Что если мне собрать всех моих заместителей, всех министров и попытаться пересказать этот анекдот? Попытаюсь. И телевидение приглашу».
Тут вошел ее первый помощник Обжорко с улыбкой до ушей.
– Что, мил дружок, скажешь? – спросила Юлия.
– Только что был в толпе, среди стариков и старух. Знаете, что они говорят?
– Что? Говори, не тяни резину.
– Потерпим, – говорят старухи. – Скоро нас примут у Евросоюз, а там коммунизьма – всего полно: бери – не хочу. Нам не только Виктор Писоевич обещает, но и Юлечка, наша золотая девочка. Вот о чем они говорят. В народе, который привык еще с советских времен потуже затягивать ремень в надежде, что если не мы, то наши дети дождутся светлого будущего, и сейчас никаких протестов не может возникнуть. А вот восторгам нет конца, и, возможно, еще долгое время восторг… по поводу оранжевой революции не покинет наш народ.
– Да из наших дорогих граждан можно вить веревки, это правда. Жаль, что у меня нет рабочей одежды, а то я бы тоже под видом простой крестьянки прошлась по магазинам да по улицам, чтобы подслушать, что говорят люди.
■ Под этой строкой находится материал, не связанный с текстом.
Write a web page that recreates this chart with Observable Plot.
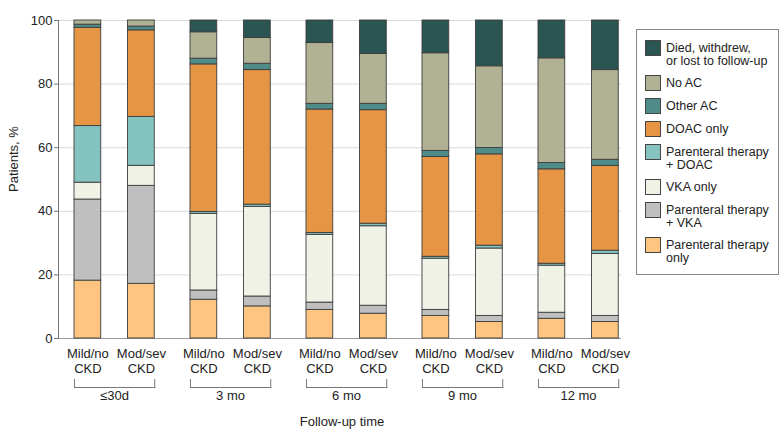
<!DOCTYPE html>
<html><head><meta charset="utf-8">
<script src="https://cdn.jsdelivr.net/npm/d3@7"></script>
<script src="https://cdn.jsdelivr.net/npm/@observablehq/plot@0.6"></script>
<style>
body{margin:0;background:#fff;font-family:"Liberation Sans",Arial,sans-serif;color:#222}
#wrap{position:relative;width:783px;height:440px;overflow:hidden}
#ylab{position:absolute;left:13px;top:159px;transform:translate(-50%,-50%) rotate(-90deg);font-size:13px;white-space:nowrap}
#xlab{position:absolute;left:342px;top:421px;transform:translate(-50%,-50%);font-size:13px;white-space:nowrap}
#legend{position:absolute;left:636px;top:29px;width:143px;height:246px;border:1px solid #888;box-sizing:border-box;padding:10px 0 0 8px}
.item{display:flex;align-items:flex-start;margin-bottom:7px}
.sw{width:16px;height:16px;border:1px solid #444;box-sizing:border-box;flex:none;margin-right:5px}
.lab{font-size:12.5px;line-height:13px;margin-top:2px;white-space:nowrap}
</style>
</head><body>
<div id="wrap">
  <div id="chart"></div>
  <div id="ylab">Patients, %</div>
  <div id="xlab">Follow-up time</div>
  <div id="legend"></div>
</div>
<script>
const groups = ["≤30d", "3 mo", "6 mo", "9 mo", "12 mo"];
const ckdLevels = ["Mild/no CKD", "Mod/sev CKD"];
// stack order: bottom to top
const categories = [
  "Parenteral therapy only",
  "Parenteral therapy + VKA",
  "VKA only",
  "Parenteral therapy + DOAC",
  "DOAC only",
  "Other AC",
  "No AC",
  "Died, withdrew, or lost to follow-up"
];
const legendLabels = [
  "Parenteral therapy<br>only",
  "Parenteral therapy<br>+ VKA",
  "VKA only",
  "Parenteral therapy<br>+ DOAC",
  "DOAC only",
  "Other AC",
  "No AC",
  "Died, withdrew,<br>or lost to follow-up"
];
const colors = ["#fdc580", "#bfbfbf", "#f1f2e6", "#85c3c1", "#e69545", "#4e8b89", "#b1b194", "#2a5553"];

// values per bar: ≤30d mild, ≤30d mod, 3mo mild, 3mo mod, 6mo mild, 6mo mod, 9mo mild, 9mo mod, 12mo mild, 12mo mod
const parenteralOnly = [18.2, 17.2, 12.2, 10.1, 9.0, 7.8, 7.1, 5.2, 6.2, 5.2];
const parenteralVKA  = [25.5, 30.8, 2.9, 3.1, 2.3, 2.5, 1.9, 1.9, 1.9, 1.9];
const vkaOnly        = [5.3, 6.3, 24.1, 28.2, 21.3, 25.0, 16.1, 21.2, 14.8, 19.5];
const parenteralDOAC = [17.8, 15.4, 0.6, 0.7, 0.6, 0.8, 0.6, 0.9, 0.6, 1.0];
const doacOnly       = [30.9, 27.2, 46.4, 42.3, 38.8, 35.7, 31.4, 28.7, 29.7, 26.7];
const otherAC        = [1.0, 1.2, 1.8, 2.0, 1.8, 2.0, 1.9, 2.0, 2.0, 1.9];
const noAC           = [1.3, 1.9, 8.3, 8.1, 19.1, 15.7, 30.7, 25.7, 32.9, 28.2];
const died           = [0, 0, 3.7, 5.5, 7.1, 10.5, 10.3, 14.4, 11.9, 15.6];
const yTicks = [0, 20, 40, 60, 80, 100];

const series = [parenteralOnly, parenteralVKA, vkaOnly, parenteralDOAC, doacOnly, otherAC, noAC, died];
const data = [];
groups.forEach((g, gi) => ckdLevels.forEach((c, ci) => categories.forEach((cat, k) => {
  const v = series[k][gi * 2 + ci];
  if (v > 0) data.push({group: g, ckd: c, category: cat, value: v});
})));
const gridRows = groups.flatMap(g => yTicks.map(t => ({group: g, tick: t})));
const lastGroup = groups[groups.length - 1];
const inner = gridRows.filter(d => d.group !== lastGroup);
const outer = gridRows.filter(d => d.group === lastGroup);

const lineColor = "#777";
const gridColor = "#dadada";
const chart = Plot.plot({
  width: 783, height: 440,
  marginLeft: 58, marginRight: 145, marginTop: 20, marginBottom: 102,
  style: {fontFamily: '"Liberation Sans", Arial, sans-serif', fontSize: "13px", color: "#222", background: "#fff"},
  fx: {domain: groups, paddingInner: 0, paddingOuter: 0, round: false, axis: null, label: null},
  x: {domain: ckdLevels, paddingInner: 0.5, paddingOuter: 0.334, align: 0.4476, round: false},
  y: {domain: [0, 100]},
  color: {domain: categories, range: colors},
  marks: [
    Plot.ruleY(inner.filter(d => d.tick > 0), {fx: "group", y: "tick", stroke: gridColor}),
    Plot.ruleY(outer.filter(d => d.tick > 0), {fx: "group", y: "tick", stroke: gridColor, insetRight: 17}),
    Plot.ruleY(inner.filter(d => d.tick === 0), {fx: "group", y: "tick", stroke: "#999"}),
    Plot.ruleY(outer.filter(d => d.tick === 0), {fx: "group", y: "tick", stroke: "#999", insetRight: 17}),
    Plot.barY(data, {fx: "group", x: "ckd", y: "value", fill: "category", stroke: "#3d3d3d", strokeWidth: 0.9}),
    Plot.axisY({ticks: yTicks, tickSize: 4, tickPadding: 2, label: null, stroke: lineColor}),
    Plot.frame({anchor: "left", fx: () => groups[0], stroke: lineColor}),
    Plot.axisX({tickSize: 0, tickPadding: 8, lineHeight: 1.2, tickFormat: d => d.replace(" ", "\n"), label: null}),
    Plot.frame({anchor: "bottom", insetLeft: 16, insetRight: 19.75, dy: 49, stroke: lineColor}),
    Plot.frame({anchor: "left", insetLeft: 16, insetTop: 310, dy: 49, stroke: lineColor}),
    Plot.frame({anchor: "right", insetRight: 19.75, insetTop: 310, dy: 49, stroke: lineColor}),
    Plot.text(groups, {fx: d => d, text: d => d, frameAnchor: "bottom", dx: -2, dy: 61, fill: "#222"})
  ]
});
document.getElementById("chart").appendChild(chart);

const legend = document.getElementById("legend");
for (let k = categories.length - 1; k >= 0; k--) {
  const item = document.createElement("div");
  item.className = "item";
  item.innerHTML = `<div class="sw" style="background:${colors[k]}"></div><div class="lab">${legendLabels[k]}</div>`;
  legend.appendChild(item);
}
</script>
</body></html>
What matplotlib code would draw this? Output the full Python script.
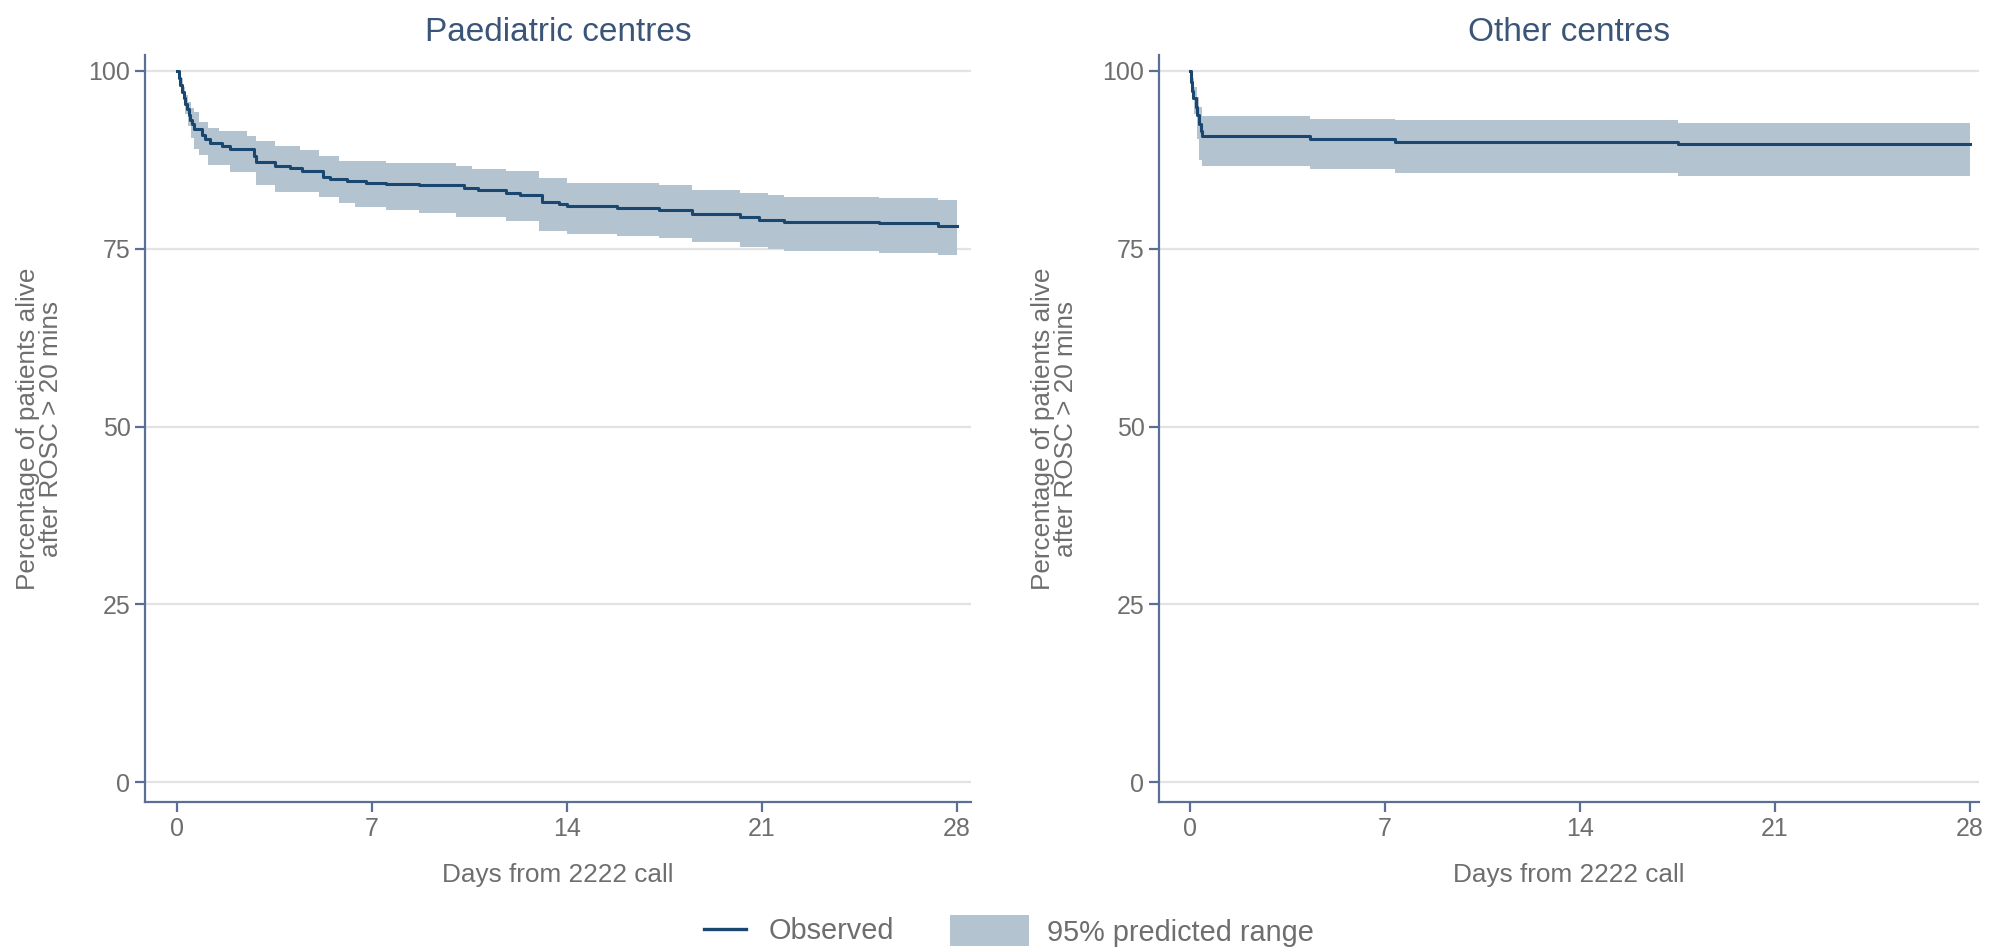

– Вам нельзя: вас все равно узнают. Таких ярких глаз, такой классически светящейся улыбки ни у кого нет в целом нашем государстве, – произнес помощник нараспев.
– В государстве мало. Во всей Европе, так надо говорить. Но все равно, спасибо и на этом, как говорится. Прихвати моего второго помощника и дуйте в народ, изучайте настроение масс. Ведь может так получиться, что все за меня, абсолютно все. А тогда мы потесним Виктора Писоевича и его кума Петруху. Немедля возвращайтесь с данными и тут же, без промедления, ко мне на доклад.
Действительно, массы, помня майдан, продолжали пребывать в восторге и считали двух китов, то есть Виктора Писоевич и Юлию Феликсовну, стоящих у руля, идеальными, истинно народными представителями.
–
Кризис между тем рос как на дрожжах, и это сказалось на продуктах питания, постепенно исчезающих с прилавков магазинов. А затем, если все же и появлялись, то уже по ценам, превышающим в два-три раза прежние. Юлия, как бы не замечая этих провалов, двигалась дальше, вперед, как она уверяла перед телекамерами, ко всеобщему благополучию.
Надо отобрать заводы, продать их по новой, более высокой цене и обогатить казну государства, поднять еще выше гривну по отношению к доллару, а то, что пострадают вкладчики, которые содержат свои накопления в долларах, – наплевать, им и положено пострадать за интересы государства и благополучие других людей. А приватизированные украинскими и зарубежными бизнесменами заводы – отобрать и продать заново по более высоким ценам. Здесь можно выиграть миллиарды.
Начались налеты молодчиков Залупценко в масках на заводские конторы. Это вызвало волну возмущения и удивления как в Украине, так и в Западной Европе. Жульнические замашки железной леди и ее патрона Вопиющенко никак не способствовали привлечению инвестиций богатых мужей из-за рубежа. Приток капитала в страну прекратился.
«Черт с ними, с инвестициями, – думала Юлия в тишине кабинета около десяти вечера, когда все ее сотрудники разошлись по домам, – мне надо укусить зятя Кучумы Пинчука, совладельца «Криворожстали». Укус должен быть болезненный, змеиный, так, чтоб и этому старику, бывшему моему мучителю, долго не спалось. За какие грехи он держал меня за решеткой несколько месяцев, что я ему такого сделала? Я бы его теперь посадила в сырую яму с решетками на окнах, да Витя не разрешает, видать, у него была тайная договоренность с Кучумой во время развертывания оранжевой революции. Не зря же Кучума никаких решительных шагов не предпринимал. Правда, все силовые министры были куплены нами и не повели бы свои отряды на усмирение майдана. А Пинчук, зять Кучумы, должен лишиться лакомого куска. Я буду не я, если этого не произойдет».
Тут раздался короткий звонок по прямому проводу. Никак лидер нации звонит? Юлия схватила трубку.
– Юлия Феликсовна, несравненная наша, я знаю, что вы еще не спите, думаете о благе народа, и я не сплю: думаю о законности в государстве. Это говорит Пискуляко, Юлия Феликсовна, прошу любить и жаловать.
– Вы в молодости не сочиняли стихи?
– Я и сейчас сочиняю, хотите, прочту?
– Насчет художественных достоинств судить не берусь, а что касается содержания, последовательности в изображении – точно, как у Пушкина. Ну и Пискуляко! Вот уж не думала, что вы на такое способны.